* **Short task**: Images are not part of the copy; transcribe all the data exactly.

▬▬▬▬▬▬

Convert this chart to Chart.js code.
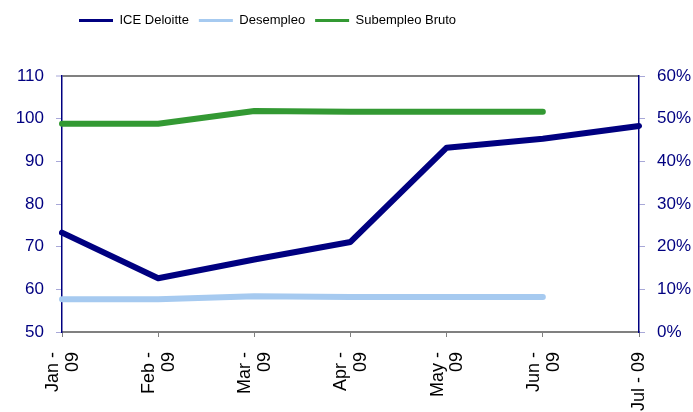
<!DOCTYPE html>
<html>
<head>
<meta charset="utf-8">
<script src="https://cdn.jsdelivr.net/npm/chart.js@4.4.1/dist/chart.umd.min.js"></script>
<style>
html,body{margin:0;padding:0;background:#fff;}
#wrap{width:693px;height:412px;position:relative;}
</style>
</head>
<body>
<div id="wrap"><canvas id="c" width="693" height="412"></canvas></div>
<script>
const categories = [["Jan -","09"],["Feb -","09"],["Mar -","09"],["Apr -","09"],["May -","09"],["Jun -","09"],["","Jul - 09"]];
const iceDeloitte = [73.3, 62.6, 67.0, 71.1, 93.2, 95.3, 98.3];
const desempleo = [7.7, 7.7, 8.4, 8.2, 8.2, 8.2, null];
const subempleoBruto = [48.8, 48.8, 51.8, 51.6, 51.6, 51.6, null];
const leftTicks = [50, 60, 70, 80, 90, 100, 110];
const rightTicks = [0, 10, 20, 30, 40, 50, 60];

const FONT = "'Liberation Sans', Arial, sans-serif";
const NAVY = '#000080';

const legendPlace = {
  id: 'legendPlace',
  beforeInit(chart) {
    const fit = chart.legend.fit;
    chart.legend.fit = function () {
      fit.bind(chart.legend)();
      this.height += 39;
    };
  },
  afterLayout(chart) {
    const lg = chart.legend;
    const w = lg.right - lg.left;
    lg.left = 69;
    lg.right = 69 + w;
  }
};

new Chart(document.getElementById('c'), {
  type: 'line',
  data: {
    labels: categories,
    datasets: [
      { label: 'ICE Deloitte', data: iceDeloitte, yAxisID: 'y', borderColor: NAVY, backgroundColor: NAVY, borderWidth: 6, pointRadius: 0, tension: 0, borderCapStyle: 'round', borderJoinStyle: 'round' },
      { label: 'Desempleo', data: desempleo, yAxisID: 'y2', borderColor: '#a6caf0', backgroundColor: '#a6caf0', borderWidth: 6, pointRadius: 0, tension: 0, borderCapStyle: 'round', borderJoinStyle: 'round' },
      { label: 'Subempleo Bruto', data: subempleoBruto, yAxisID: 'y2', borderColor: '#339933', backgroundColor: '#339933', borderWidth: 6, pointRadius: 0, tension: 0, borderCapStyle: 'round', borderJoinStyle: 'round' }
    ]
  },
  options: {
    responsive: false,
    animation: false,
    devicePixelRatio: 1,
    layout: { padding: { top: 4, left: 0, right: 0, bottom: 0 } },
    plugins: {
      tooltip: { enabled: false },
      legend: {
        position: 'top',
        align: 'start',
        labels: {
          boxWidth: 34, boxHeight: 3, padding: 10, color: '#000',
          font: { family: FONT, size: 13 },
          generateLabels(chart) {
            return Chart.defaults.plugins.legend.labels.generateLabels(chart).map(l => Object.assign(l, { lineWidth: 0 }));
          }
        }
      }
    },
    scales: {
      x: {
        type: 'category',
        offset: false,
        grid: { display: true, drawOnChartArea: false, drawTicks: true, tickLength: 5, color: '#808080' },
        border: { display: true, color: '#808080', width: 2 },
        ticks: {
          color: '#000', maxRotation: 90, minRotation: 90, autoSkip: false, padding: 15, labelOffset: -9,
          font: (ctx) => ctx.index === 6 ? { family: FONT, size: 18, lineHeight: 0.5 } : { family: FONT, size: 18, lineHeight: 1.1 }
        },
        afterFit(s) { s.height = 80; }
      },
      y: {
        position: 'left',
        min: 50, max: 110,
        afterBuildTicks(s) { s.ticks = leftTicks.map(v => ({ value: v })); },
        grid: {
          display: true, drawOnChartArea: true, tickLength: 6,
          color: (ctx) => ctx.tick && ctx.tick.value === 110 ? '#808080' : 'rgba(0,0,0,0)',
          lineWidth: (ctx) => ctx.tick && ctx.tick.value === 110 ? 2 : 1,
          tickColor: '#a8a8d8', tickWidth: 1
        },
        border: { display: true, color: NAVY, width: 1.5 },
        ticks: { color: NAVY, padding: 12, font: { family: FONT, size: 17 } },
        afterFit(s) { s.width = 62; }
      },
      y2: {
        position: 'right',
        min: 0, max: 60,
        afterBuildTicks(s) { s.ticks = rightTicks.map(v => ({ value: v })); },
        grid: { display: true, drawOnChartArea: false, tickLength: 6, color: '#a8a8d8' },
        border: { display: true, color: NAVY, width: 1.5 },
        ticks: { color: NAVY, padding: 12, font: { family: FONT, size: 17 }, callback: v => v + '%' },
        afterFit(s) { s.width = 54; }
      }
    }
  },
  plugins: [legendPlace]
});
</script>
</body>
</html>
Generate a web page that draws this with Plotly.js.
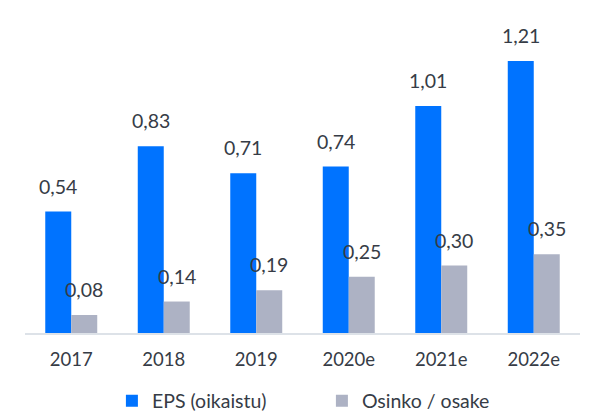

▬▬▬▬▬▬

* **Solution**:
Convert this chart to Chart.js code.
<!DOCTYPE html>
<html>
<head>
<meta charset="utf-8">
<script src="https://cdn.jsdelivr.net/npm/chart.js@4.4.1/dist/chart.umd.min.js"></script>
<style>
html,body{margin:0;padding:0;background:#fff;}
#wrap{width:693px;height:412px;position:relative;}
</style>
</head>
<body>
<div id="wrap"><canvas id="c" width="693" height="412"></canvas></div>
<script>
const categories = [["Jan -","09"],["Feb -","09"],["Mar -","09"],["Apr -","09"],["May -","09"],["Jun -","09"],["","Jul - 09"]];
const iceDeloitte = [73.3, 62.6, 67.0, 71.1, 93.2, 95.3, 98.3];
const desempleo = [7.7, 7.7, 8.4, 8.2, 8.2, 8.2, null];
const subempleoBruto = [48.8, 48.8, 51.8, 51.6, 51.6, 51.6, null];
const leftTicks = [50, 60, 70, 80, 90, 100, 110];
const rightTicks = [0, 10, 20, 30, 40, 50, 60];

const FONT = "'Liberation Sans', Arial, sans-serif";
const NAVY = '#000080';

const legendPlace = {
  id: 'legendPlace',
  beforeInit(chart) {
    const fit = chart.legend.fit;
    chart.legend.fit = function () {
      fit.bind(chart.legend)();
      this.height += 39;
    };
  },
  afterLayout(chart) {
    const lg = chart.legend;
    const w = lg.right - lg.left;
    lg.left = 69;
    lg.right = 69 + w;
  }
};

new Chart(document.getElementById('c'), {
  type: 'line',
  data: {
    labels: categories,
    datasets: [
      { label: 'ICE Deloitte', data: iceDeloitte, yAxisID: 'y', borderColor: NAVY, backgroundColor: NAVY, borderWidth: 6, pointRadius: 0, tension: 0, borderCapStyle: 'round', borderJoinStyle: 'round' },
      { label: 'Desempleo', data: desempleo, yAxisID: 'y2', borderColor: '#a6caf0', backgroundColor: '#a6caf0', borderWidth: 6, pointRadius: 0, tension: 0, borderCapStyle: 'round', borderJoinStyle: 'round' },
      { label: 'Subempleo Bruto', data: subempleoBruto, yAxisID: 'y2', borderColor: '#339933', backgroundColor: '#339933', borderWidth: 6, pointRadius: 0, tension: 0, borderCapStyle: 'round', borderJoinStyle: 'round' }
    ]
  },
  options: {
    responsive: false,
    animation: false,
    devicePixelRatio: 1,
    layout: { padding: { top: 4, left: 0, right: 0, bottom: 0 } },
    plugins: {
      tooltip: { enabled: false },
      legend: {
        position: 'top',
        align: 'start',
        labels: {
          boxWidth: 34, boxHeight: 3, padding: 10, color: '#000',
          font: { family: FONT, size: 13 },
          generateLabels(chart) {
            return Chart.defaults.plugins.legend.labels.generateLabels(chart).map(l => Object.assign(l, { lineWidth: 0 }));
          }
        }
      }
    },
    scales: {
      x: {
        type: 'category',
        offset: false,
        grid: { display: true, drawOnChartArea: false, drawTicks: true, tickLength: 5, color: '#808080' },
        border: { display: true, color: '#808080', width: 2 },
        ticks: {
          color: '#000', maxRotation: 90, minRotation: 90, autoSkip: false, padding: 15, labelOffset: -9,
          font: (ctx) => ctx.index === 6 ? { family: FONT, size: 18, lineHeight: 0.5 } : { family: FONT, size: 18, lineHeight: 1.1 }
        },
        afterFit(s) { s.height = 80; }
      },
      y: {
        position: 'left',
        min: 50, max: 110,
        afterBuildTicks(s) { s.ticks = leftTicks.map(v => ({ value: v })); },
        grid: {
          display: true, drawOnChartArea: true, tickLength: 6,
          color: (ctx) => ctx.tick && ctx.tick.value === 110 ? '#808080' : 'rgba(0,0,0,0)',
          lineWidth: (ctx) => ctx.tick && ctx.tick.value === 110 ? 2 : 1,
          tickColor: '#a8a8d8', tickWidth: 1
        },
        border: { display: true, color: NAVY, width: 1.5 },
        ticks: { color: NAVY, padding: 12, font: { family: FONT, size: 17 } },
        afterFit(s) { s.width = 62; }
      },
      y2: {
        position: 'right',
        min: 0, max: 60,
        afterBuildTicks(s) { s.ticks = rightTicks.map(v => ({ value: v })); },
        grid: { display: true, drawOnChartArea: false, tickLength: 6, color: '#a8a8d8' },
        border: { display: true, color: NAVY, width: 1.5 },
        ticks: { color: NAVY, padding: 12, font: { family: FONT, size: 17 }, callback: v => v + '%' },
        afterFit(s) { s.width = 54; }
      }
    }
  },
  plugins: [legendPlace]
});
</script>
</body>
</html>
Generate a web page that draws this with Plotly.js.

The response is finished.